Les sismologues en alerte : un tsunami au coeur de l'océan capturé pour la première fois

Le satellite de la NASA fait un véritable cadeau : en combinant ses données avec celles des bouées océaniques et des sismographes, les scientifiques peuvent désormais créer des systèmes d'alerte bien plus précis.

Les sismologues en alerte : un tsunami au coeur de l'océan capturé pour la première fois
© puttipongsong - 123RF - Photo d'illustration

Le monde de la sismologie et de la prévention des catastrophes naturelles vient de connaître un bouleversement majeur. Pour la première fois, des chercheurs ont réussi à capturer une image haute résolution d'un tsunami en pleine propagation au milieu de l'océan. Cette prouesse technique, réalisée par le satellite SWOT de la NASA à la suite d'un séisme important, n'est pas qu'une simple photo. Elle révèle une structure énergétique complexe, modifiant les modèles physiques utilisés depuis des décennies pour prévoir l'arrivée des vagues destructrices sur nos côtes. C'est une information vitale car mieux comprendre la vague à son origine est la clé pour sauver des vies à l'approche du littoral.

"Je considère les données SWOT comme une nouvelle paire de lunettes, a déclaré Angel Ruiz-Angulo, auteur principal de l'étude et professeur à l' Université d'Islande . Auparavant, nous ne pouvions observer le tsunami qu'à des points précis de l'immensité de l'océan". Les modèles considéraient que les vagues majeures traversaient l'océan comme un seul bloc, sans se fragmenter. L'image de SWOT, qui cartographie la hauteur de la surface de la mer sur une bande de 120 km de large, montre tout le contraire : un réseau entrelacé d'énergie. Ce phénomène, appelé "dispersion", signifie que l'énergie des vagues se répartit entre les vagues de tête et les vagues de queue. En intégrant cet effet dans les prévisions, les scientifiques pourront mieux évaluer la vitesse, la hauteur et le moment d'impact des vagues lorsqu'elles approchent des ports et des plages.

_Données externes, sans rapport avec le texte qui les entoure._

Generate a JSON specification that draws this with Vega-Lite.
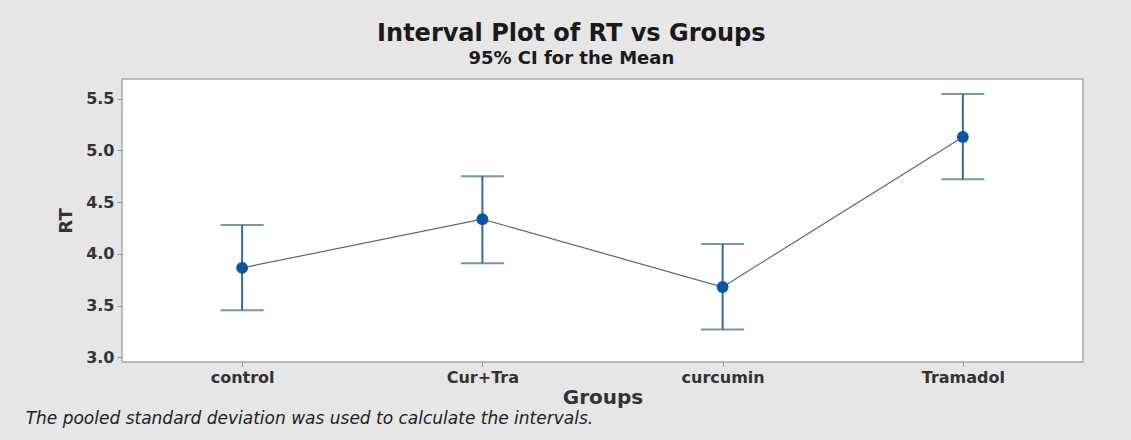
{
  "$schema": "https://vega.github.io/schema/vega-lite/v6.json",
  "background": "#e6e6e6",
  "padding": {"left": 24, "top": 22, "right": 48, "bottom": 12},
  "title": {
    "text": "Interval Plot of RT vs Groups",
    "subtitle": "95% CI for the Mean",
    "anchor": "middle",
    "frame": "bounds",
    "dx": 17,
    "font": "DejaVu Sans",
    "fontSize": 24,
    "fontWeight": "bold",
    "color": "#1a1a1a",
    "subtitleFont": "DejaVu Sans",
    "subtitleFontSize": 18,
    "subtitleFontWeight": "bold",
    "subtitleColor": "#1a1a1a",
    "subtitlePadding": 4,
    "offset": 10
  },
  "config": {
    "view": {"fill": "#ffffff", "stroke": "#a8a8a8", "strokeWidth": 1.5}
  },
  "vconcat": [
    {
      "width": 961,
      "height": 283,
      "title": {
        "text": "The pooled standard deviation was used to calculate the intervals.",
        "orient": "bottom",
        "anchor": "start",
        "frame": "bounds",
        "dx": -32,
        "offset": 4,
        "font": "DejaVu Sans",
        "fontSize": 17,
        "fontStyle": "italic",
        "fontWeight": "normal",
        "color": "#222222"
      },
      "data": {
        "values": [
          {"group": "control", "mean": 3.865, "lower": 3.455, "upper": 4.28},
          {"group": "Cur+Tra", "mean": 4.335, "lower": 3.91, "upper": 4.75},
          {"group": "curcumin", "mean": 3.68, "lower": 3.27, "upper": 4.095},
          {"group": "Tramadol", "mean": 5.13, "lower": 4.72, "upper": 5.545}
        ]
      },
      "encoding": {
        "x": {
          "field": "group",
          "type": "nominal",
          "sort": ["control", "Cur+Tra", "curcumin", "Tramadol"],
          "scale": {"type": "point", "padding": 0.5},
          "axis": {
            "title": "Groups",
            "labelAngle": 0,
            "labelFont": "DejaVu Sans",
            "labelFontSize": 16,
            "labelFontWeight": "bold",
            "labelColor": "#333333",
            "labelPadding": 3,
            "titleFont": "DejaVu Sans",
            "titleFontSize": 20,
            "titleFontWeight": "bold",
            "titleColor": "#333333",
            "titlePadding": 2,
            "domain": false,
            "grid": false,
            "tickColor": "#999999",
            "tickSize": 4
          }
        }
      },
      "layer": [
        {
          "mark": {"type": "rule", "color": "#3b6a8e", "strokeWidth": 2},
          "encoding": {
            "y": {
              "field": "lower",
              "type": "quantitative",
              "scale": {"domain": [2.955, 5.69], "nice": false, "zero": false},
              "axis": {
                "title": "RT",
                "values": [3, 3.5, 4, 4.5, 5, 5.5],
                "format": ".1f",
                "labelFont": "DejaVu Sans",
                "labelFontSize": 16,
                "labelFontWeight": "bold",
                "labelColor": "#333333",
                "labelPadding": 3,
                "titleFont": "DejaVu Sans",
                "titleFontSize": 18,
                "titleFontWeight": "bold",
                "titleColor": "#333333",
                "titlePadding": 10,
                "domain": false,
                "grid": false,
                "tickColor": "#999999",
                "tickSize": 5
              }
            },
            "y2": {"field": "upper"}
          }
        },
        {
          "mark": {"type": "tick", "color": "#3b6a8e", "size": 43, "thickness": 2, "orient": "horizontal"},
          "encoding": {"y": {"field": "lower", "type": "quantitative"}}
        },
        {
          "mark": {"type": "tick", "color": "#3b6a8e", "size": 43, "thickness": 2, "orient": "horizontal"},
          "encoding": {"y": {"field": "upper", "type": "quantitative"}}
        },
        {
          "mark": {"type": "line", "color": "#56697a", "strokeWidth": 1.2},
          "encoding": {"y": {"field": "mean", "type": "quantitative"}}
        },
        {
          "mark": {"type": "point", "filled": true, "color": "#0a56a3", "opacity": 1, "size": 140},
          "encoding": {"y": {"field": "mean", "type": "quantitative"}}
        }
      ]
    }
  ]
}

Le phénomène a été observé suite à un séisme majeur de magnitude 8.8 survenu en juillet dernier dans la zone de subduction des Kouriles-Kamtchatka, le long de la côte orientale de l'Extrême-Orient russe, selon l'étude publiée dans la revue The Seismic Record. En haute mer, il n'y a pas de dégâts humains ou matériels. Les tsunamis ne sont dangereux qu'à l'approche des côtes, où la diminution de la profondeur de l'eau provoque l'élévation spectaculaire de la vague. En plein océan, un tsunami n'est qu'une petite ondulation (souvent de moins d'un mètre) de très longue période, indétectable à l'œil nu depuis un navire.

Cette visualisation représente le front du tsunami d'après les données de hauteur de la surface de la mer de SWOT © NASA/JPL-Caltech

La modélisation de la NASA montre une hauteur de vague de 45 centimètres. "Une vague de 45 centimètres peut paraître insignifiante, mais les tsunamis sont des vagues qui se propagent du fond marin jusqu'à la surface de l'océan. Ce qui ne mesure que 30 à 60 centimètres en haute mer peut se transformer en une vague de 9 mètres dans les eaux moins profondes du littoral". La zone Kouriles-Kamtchatka fait partie de la "Ceinture de feu du Pacifique" et est une région historiquement sujette à des séismes et tsunamis majeurs. Le risque d'autres tsunamis de cette ampleur est donc permanent.

Cependant, le satellite de la NASA fait un véritable cadeau : en combinant ses données avec celles des bouées océaniques et des sismographes, les planificateurs peuvent désormais créer des systèmes d'alerte bien plus précis. L'objectif n'est pas d'éliminer le risque, mais de le prévoir avec une exactitude sans précédent. Un tsunami généré dans l'océan Pacifique, comme celui des Kouriles-Kamtchatka, n'a généralement aucun impact direct et significatif sur les côtes de l'Europe.